As I open the doors for this next roving caravan of "I Let It Die," I carry this same reverence for the process. I’m hella committed to moving at a pace that honors what has passed, while nurturing what’s yet to come. This is for sure a journey of death and rebirth, of letting go and leaning into the unknown. Thankfully, I’m not on this walk alone! When we sit in our sessions, we work together, we learn to sit with our grief, to let things die when they need to, and to be curious about what comes afterward.
As we gather here today, let us honor the Akilah who once carried so much with such grace and determination. She was committed to her work, pouring her energy into projects, conversations, and points of connection, driven by a deep desire to foster change and nurture community.

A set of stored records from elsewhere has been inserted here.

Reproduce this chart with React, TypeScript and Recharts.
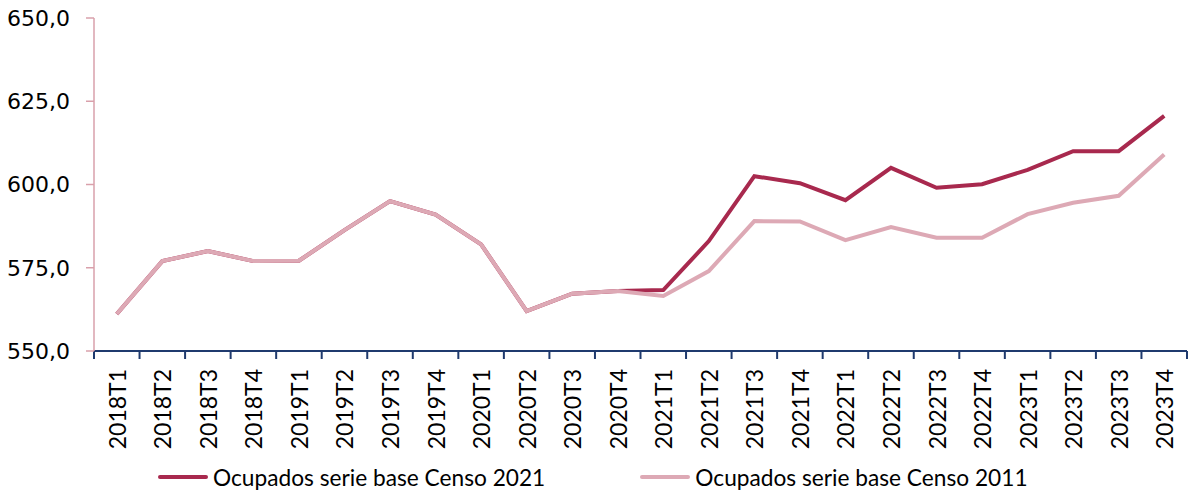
import React from 'react';
import { LineChart, Line, XAxis, YAxis, Legend } from 'recharts';

const periods = [
  '2018T1', '2018T2', '2018T3', '2018T4',
  '2019T1', '2019T2', '2019T3', '2019T4',
  '2020T1', '2020T2', '2020T3', '2020T4',
  '2021T1', '2021T2', '2021T3', '2021T4',
  '2022T1', '2022T2', '2022T3', '2022T4',
  '2023T1', '2023T2', '2023T3', '2023T4',
];

const censo2021 = [
  561.1, 577.0, 580.0, 577.0,
  577.1, 586.3, 595.0, 591.0,
  582.0, 562.0, 567.2, 568.0,
  568.3, 583.0, 602.5, 600.4,
  595.3, 605.0, 599.0, 600.1,
  604.4, 610.0, 610.0, 620.6,
];

const censo2011 = [
  561.1, 577.0, 580.0, 577.0,
  577.1, 586.3, 595.0, 591.0,
  582.0, 562.0, 567.2, 568.0,
  566.5, 574.0, 589.0, 588.9,
  583.3, 587.2, 584.0, 584.0,
  591.1, 594.5, 596.6, 609.0,
];

const yTicks = [550, 575, 600, 625, 650];

const seriesNames = ['Ocupados serie base Censo 2021', 'Ocupados serie base Censo 2011'];
const seriesColors = ['#A8294E', '#DDA9B5'];

const data = periods.map((p, i) => ({
  period: p,
  idx: i + 0.5,
  c2021: censo2021[i],
  c2011: censo2011[i],
}));

const boundaryTicks = periods.map((_, i) => i).concat(periods.length);
const labelTicks = periods.map((_, i) => i + 0.5);

const PeriodTick = (props: any) => {
  const { x, y, payload } = props;
  const label = periods[Math.floor(payload.value)];
  return (
    <text
      transform={`translate(${x},${y + 15}) rotate(-90)`}
      textAnchor="end"
      dominantBaseline="central"
      fontFamily="Lato"
      fontSize={23}
      fill="#000"
    >
      {label}
    </text>
  );
};

const renderLegend = () => (
  <div style={{ display: 'flex', alignItems: 'center', height: 24, paddingLeft: 158, fontFamily: 'Lato', fontSize: 22.7, color: '#000' }}>
    {seriesNames.map((name, i) => (
      <div key={name} style={{ display: 'flex', alignItems: 'center', marginRight: 95 }}>
        <span style={{ display: 'inline-block', width: 50, height: 4, borderRadius: 2, background: seriesColors[i], marginRight: 5 }} />
        <span style={{ whiteSpace: 'nowrap' }}>{name}</span>
      </div>
    ))}
  </div>
);

export default function App() {
  return (
    <div style={{ position: 'absolute', left: 0, top: 0 }}>
      <LineChart
        width={1190}
        height={491}
        data={data}
        margin={{ top: 18, right: 3, left: 0, bottom: 2 }}
      >
        <XAxis
          xAxisId="a-marks"
          type="number"
          dataKey="idx"
          domain={[0, periods.length]}
          ticks={boundaryTicks}
          interval={0}
          tickFormatter={() => ''}
          tickSize={8}
          tickLine={{ stroke: '#1F3A6E', strokeWidth: 2 }}
          axisLine={{ stroke: '#1F3A6E', strokeWidth: 2 }}
          height={1}
        />
        <XAxis
          xAxisId="b-labels"
          type="number"
          dataKey="idx"
          domain={[0, periods.length]}
          ticks={labelTicks}
          interval={0}
          axisLine={false}
          tickLine={false}
          tickSize={0}
          tick={<PeriodTick />}
          height={113}
        />
        <YAxis
          type="number"
          domain={[550, 650]}
          ticks={yTicks}
          interval={0}
          width={94}
          tickSize={8}
          tickMargin={16}
          axisLine={{ stroke: '#D9A0AB', strokeWidth: 1.5 }}
          tickLine={{ stroke: '#D9A0AB', strokeWidth: 1.5 }}
          tick={{ fill: '#000', fontSize: 22, fontFamily: 'DejaVu Sans' }}
          tickFormatter={(v: number) => v.toFixed(1).replace('.', ',')}
        />
        <Legend verticalAlign="bottom" height={24} content={renderLegend} />
        <Line
          xAxisId="a-marks"
          type="linear"
          dataKey="c2021"
          name={seriesNames[0]}
          stroke={seriesColors[0]}
          strokeWidth={4}
          dot={false}
          isAnimationActive={false}
        />
        <Line
          xAxisId="a-marks"
          type="linear"
          dataKey="c2011"
          name={seriesNames[1]}
          stroke={seriesColors[1]}
          strokeWidth={4}
          dot={false}
          isAnimationActive={false}
        />
      </LineChart>
    </div>
  );
}
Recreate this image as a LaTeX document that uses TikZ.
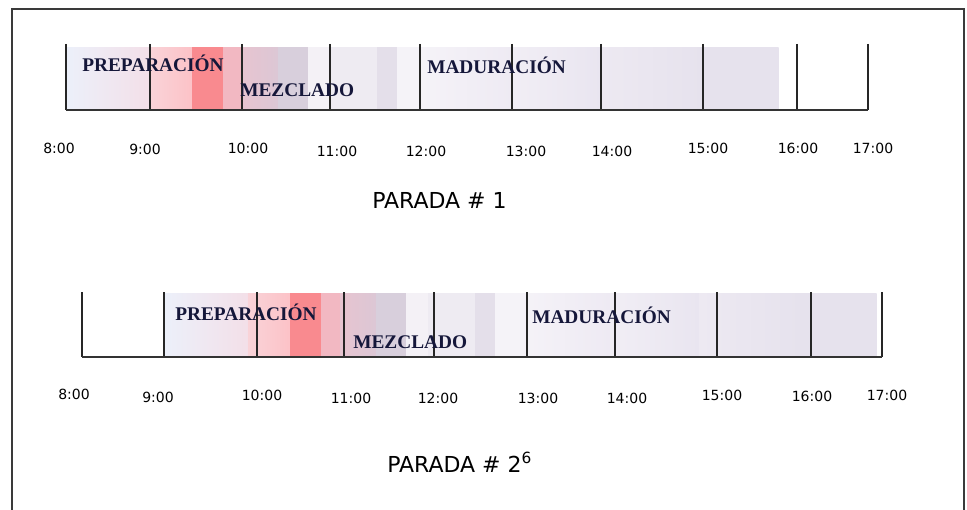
\documentclass[tikz,border=0pt]{standalone}
\usepackage{fontspec}
\setmainfont{DejaVu Sans}
\newfontfamily\lblfont{Liberation Serif}
\definecolor{navy}{HTML}{15173A}
\definecolor{framec}{HTML}{3A3A3A}
\definecolor{sA}{HTML}{ECF0FA}
\definecolor{sB}{HTML}{F3DFE8}
\definecolor{sC}{HTML}{F9D3D8}
\definecolor{sD}{HTML}{FCC2C7}
\definecolor{sE}{HTML}{F98A8F}
\definecolor{sF}{HTML}{F2B8C2}
\definecolor{sG}{HTML}{E7C4D0}
\definecolor{sH}{HTML}{DCC7D5}
\definecolor{sI}{HTML}{D8CFDC}
\definecolor{sJ}{HTML}{F4F1F6}
\definecolor{sK}{HTML}{EEEBF2}
\definecolor{sL}{HTML}{E4DFEA}
\definecolor{sM}{HTML}{F5F3F8}
\definecolor{sN}{HTML}{EEEAF3}
\definecolor{sO}{HTML}{F1EEF5}
\definecolor{sP}{HTML}{E9E5F0}
\definecolor{sQ}{HTML}{EDE9F2}
\definecolor{sR}{HTML}{E6E2ED}
\newcommand{\mybands}[2]{%
  \foreach \a/\b/\l/\r in {0/84/sA/sB, 84/126/sC/sD, 126/157/sE/sE, 157/176/sF/sF,
    176/212/sG/sH, 212/242/sI/sI, 242/264/sJ/sJ, 264/311/sK/sK, 311/331/sL/sL,
    331/354/sM/sM, 354/446/sM/sN, 446/535/sO/sP, 535/637/sQ/sR, 637/712/sR/sR}
    {\shade[left color=\l, right color=\r] (\a,#1) rectangle ({\b+0.6},#2);}%
}
\tikzset{
  tick/.style={line width=0.95pt, draw=black!85},
  baseln/.style={line width=1.2pt, draw=black!80},
  phase/.style={font=\lblfont\bfseries\fontsize{14.5}{16}\selectfont, text=navy, inner sep=0pt, anchor=base west},
  timelbl/.style={font=\fontsize{10.5}{12}\selectfont, inner sep=0pt, anchor=base},
  parada/.style={font=\fontsize{16.5}{19}\selectfont, inner sep=0pt, anchor=base west},
  frame/.style={line width=1.2pt, draw=framec}
}
\begin{document}
\begin{tikzpicture}[x=0.75pt, y=-0.75pt]
\useasboundingbox (0,0) rectangle (967,510);
\fill[white] (0,0) rectangle (967,510);
% frame
\draw[frame] (12,512) -- (12,9) -- (964,9) -- (964,512);
% ---------- timeline 1 ----------
\begin{scope}[shift={(66,0)}]
  \mybands{48}{109}
\end{scope}
\foreach \x in {66,150,242,330,420,512,601,703,797,868}
  \draw[tick] (\x,44) -- (\x,110);
\coordinate (b1s) at (66,110);
\coordinate (b1e) at (868,110);
\draw[baseln] (b1s) -- (b1e);
\node[phase] (prep1) at (82,72) {PREPARACIÓN};
\node[phase] (mezc1) at (240,96) {MEZCLADO};
\node[phase] (madu1) at (427,74) {MADURACIÓN};
\foreach \x/\y/\t [count=\i] in {59/153/8:00, 145/154/9:00, 248/153/10:00, 337/156/11:00,
   426/156/12:00, 526/156/13:00, 612/156/14:00, 708/153/15:00, 798/153/16:00, 873/153/17:00}
  \node[timelbl] (ta\i) at (\x,\y) {\t};
\node[parada] (par1) at (372,208) {PARADA \# 1};
% ---------- timeline 2 ----------
\begin{scope}[shift={(164,0)}]
  \mybands{293}{356}
\end{scope}
\foreach \x in {82,164,257,344,434,527,615,717,811,882}
  \draw[tick] (\x,292) -- (\x,357);
\coordinate (b2s) at (82,357);
\coordinate (b2e) at (882,357);
\draw[baseln] (b2s) -- (b2e);
\node[phase] (prep2) at (175,320) {PREPARACIÓN};
\node[phase] (mezc2) at (353,348) {MEZCLADO};
\node[phase] (madu2) at (532,323) {MADURACIÓN};
\foreach \x/\y/\t [count=\i] in {74/399/8:00, 158/402/9:00, 262/400/10:00, 351/403/11:00,
   438/403/12:00, 538/403/13:00, 627/403/14:00, 722/400/15:00, 812/401/16:00, 887/400/17:00}
  \node[timelbl] (tb\i) at (\x,\y) {\t};
\node[parada] (par2) at (387,472) {PARADA \# 2\textsuperscript{6}};
\end{tikzpicture}
\end{document}
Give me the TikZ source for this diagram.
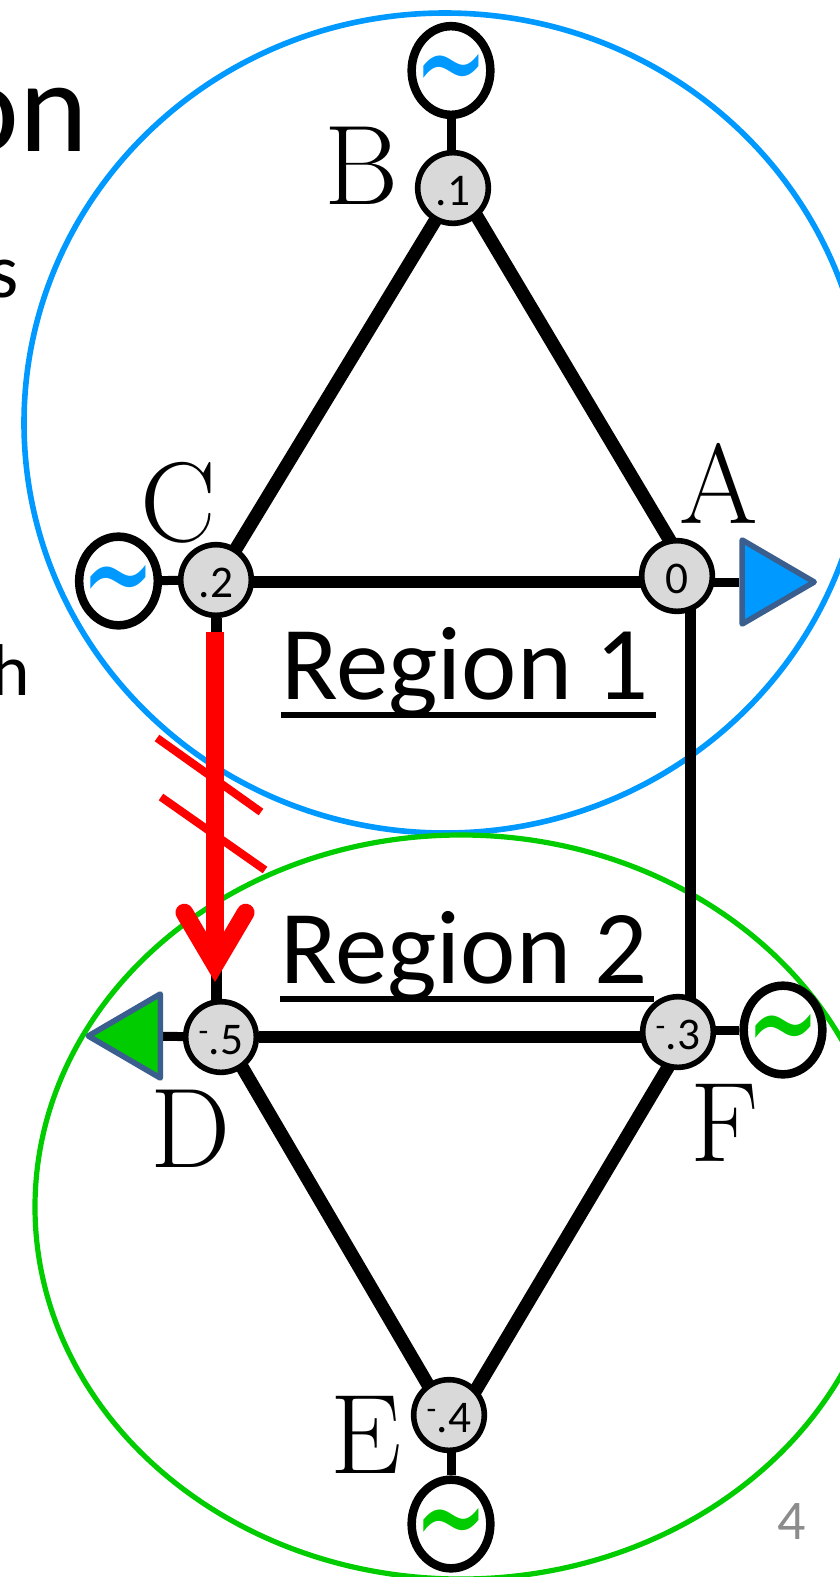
\documentclass[tikz,border=0pt]{standalone}
\usepackage{xcolor}
\usepackage{fontspec}
\setsansfont{Carlito}
\newfontfamily\wavefont{DejaVu Sans}
\usepackage{tikz}
\usetikzlibrary{arrows.meta,backgrounds,shapes.geometric}

\definecolor{regblue}{HTML}{0099FF}
\definecolor{reggreen}{HTML}{00CC00}
\definecolor{loadedge}{HTML}{3A5F8F}
\definecolor{busgray}{HTML}{D9D9D9}
\definecolor{pagegray}{HTML}{8C8C8C}

\newcommand{\wave}{\makebox[0pt]{\smash{\raisebox{-30pt}{\scalebox{1}[1.6]{\wavefont\fontsize{66}{66}\selectfont\symbol{126}}}}}}

\tikzset{
  bus/.style={circle, draw, fill=busgray, line width=4.2pt, minimum size=53pt, inner sep=0pt,
    text height=25.5pt, text depth=0pt, font=\sffamily\fontsize{34}{34}\selectfont},
  gen/.style={ellipse, draw, fill=white, line width=6.4pt, minimum width=59pt, minimum height=66.5pt, inner sep=0pt},
  load/.style={isosceles triangle, isosceles triangle stretches, draw=loadedge, line width=4.2pt, line join=round,
    minimum width=63pt, minimum height=54pt, inner sep=0pt},
  busname/.style={anchor=base, inner sep=0pt, font=\fontsize{85}{85}\selectfont},
  regname/.style={anchor=base west, inner sep=0pt, font=\sffamily\fontsize{78.6}{78}\selectfont},
  leftover/.style={anchor=base east, inner sep=0pt, font=\sffamily\fontsize{58}{58}\selectfont},
  tie/.style={line width=9pt},
  slant/.style={line width=10pt},
  riser/.style={line width=8.25pt},
  stub/.style={line width=6.75pt},
  rule/.style={line width=4.8pt},
  breaker/.style={red, line width=6pt},
}

\begin{document}
\begin{tikzpicture}[x=0.75pt,y=-0.75pt]
\useasboundingbox (0,0) rectangle (839,1577);

% buses
\node[bus] (A) at (677,576) {0};
\node[bus] (B) at (453,188) {.1};
\node[bus] (C) at (216,580) {.2};
\node[bus] (D) at (221,1037) {\textsuperscript{-}.5};
\node[bus] (E) at (449,1415) {\textsuperscript{-}.4};
\node[bus] (F) at (678,1032) {\textsuperscript{-}.3};

% generators and loads
\node[gen, text=regblue] (genB) at (451,70.5) {\wave};
\node[gen, text=regblue] (genC) at (118.5,581) {\wave};
\node[gen, text=reggreen] (genF) at (783,1030) {\wave};
\node[gen, text=reggreen] (genE) at (451,1524) {\wave};
\node[load, fill=regblue, anchor=apex] (loadA) at (821.5,582) {};
\node[load, fill=reggreen, shape border rotate=180, anchor=apex] (loadD) at (81,1036) {};

% labels
\node[busname] (nameA) at (719,523) {A};
\node[busname] (nameB) at (362,204) {B};
\node[busname] (nameC) at (178,541) {C};
\node[busname] (nameD) at (191,1167) {D};
\node[busname] (nameE) at (366,1473) {E};
\node[busname] (nameF) at (725,1161) {F};
\node[regname] (reg1) at (281,699) {Region 1};
\node[regname] (reg2) at (280,983) {Region 2};
\draw[rule] ([yshift=-12pt]reg1.base west) -- ([xshift=5pt,yshift=-12pt]reg1.base east);
\draw[rule] ([yshift=-12pt]reg2.base west) -- ([xshift=4pt,yshift=-12pt]reg2.base east);

% cut off by the page
\node[leftover, font=\sffamily\fontsize{98}{98}\selectfont] (title) at (88,151) {on};
\node[leftover] (textS) at (19,297) {s};
\node[leftover, font=\sffamily\fontsize{55}{55}\selectfont] (textH) at (30,695) {h};
\node[anchor=base, inner sep=0pt, text=pagegray, font=\sffamily\fontsize{42}{42}\selectfont] (page) at (792,1539) {4};

\begin{scope}[on background layer]
\draw[regblue, line width=4.2pt] (445,423) ellipse (421 and 410);
\draw[reggreen, line width=3.9pt] (461,1207) ellipse (426 and 372);
\coordinate (lineAB) at (691,576);
\coordinate (lineBA) at (460,188);
\coordinate (lineBC) at (455,188);
\coordinate (lineCB) at (217,580);
\coordinate (lineCA) at (216,582);
\coordinate (lineAC) at (677,582);
\coordinate (lineDE) at (224.5,1037);
\coordinate (lineED) at (445.7,1415);
\coordinate (lineEF) at (461,1415);
\coordinate (lineFE) at (689,1032);
\coordinate (lineAF) at (690,582);
\coordinate (lineFA) at (690,1036);
\draw[slant] (lineAB) -- (lineBA);
\draw[slant] (lineBC) -- (lineCB);
\draw[tie] (lineCA) -- (lineAC);
\draw[riser] (C) -- (C |- D);
\draw[tie] (D) -- (D -| F);
\draw[slant] (lineDE) -- (lineED);
\draw[slant] (lineEF) -- (lineFE);
\draw[riser] (lineAF) -- (lineFA);
\draw[stub] (genB) -- (genB |- B);
\draw[stub] (C) -- (genC);
\draw[stub] (genE) -- (genE |- E);
\draw[stub] (genF) -- (genF -| F);
\draw[stub] (A |- loadA) -- (loadA);
\draw[stub] (D) -- (loadD);
\end{scope}

% overloaded line
\coordinate (flowTop) at (215,632);
\coordinate (flowEnd) at (215,982);
\coordinate (breakA) at (157,738);
\coordinate (breakB) at (261,812);
\coordinate (breakC) at (161,797);
\coordinate (breakD) at (265,870);
\draw[breaker] (breakA) -- (breakB);
\draw[breaker] (breakC) -- (breakD);
\draw[red, line width=13.3pt, -{Straight Barb[length=39pt,width=46pt,line cap=round,line join=miter]}] (flowTop) -- (flowEnd);
\end{tikzpicture}
\end{document}
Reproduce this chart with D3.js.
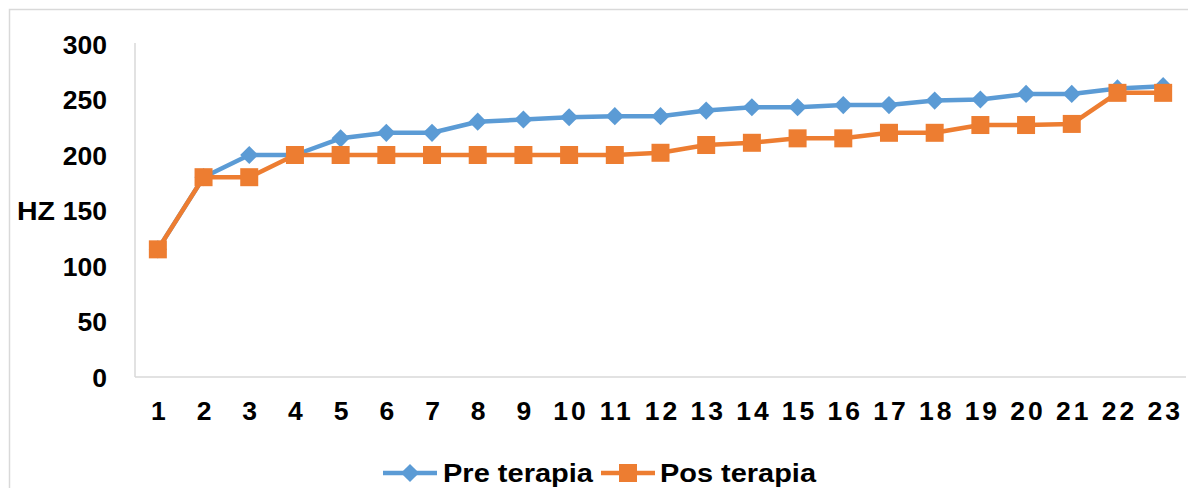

Her efforts weren’t in vain—they mattered, they built something meaningful, and they laid the foundation for everything that followed.
But in honoring her, we also acknowledge the weight she carried and the toll it took. She was running on fumes, sacrificing sleep and precious time with loved ones just to survive, always hustling, always chasing. She couldn’t step back, unravel her emotions, or make the shifts her soul was calling for—that Akilah was stuck in a loop. The long hours, the juggling of roles, the moments when her energy was stretched thin—those were real. And so, we honor her by allowing her to rest, knowing that she gave all she could in the ways she knew how.
This isn’t a goodbye—it’s a recognition, a deep bow to the Akilah who did the work, held the space, and kept moving forward, even when it was hard. She is a part of everything that exists now, her imprint remains in the work and the relationships she nurtured.
And so, we honor her life, her dedication, and her journey. We hold space for both the grief and the gratitude, allowing her story to be felt fully, as we continue to learn from all she lived and gave.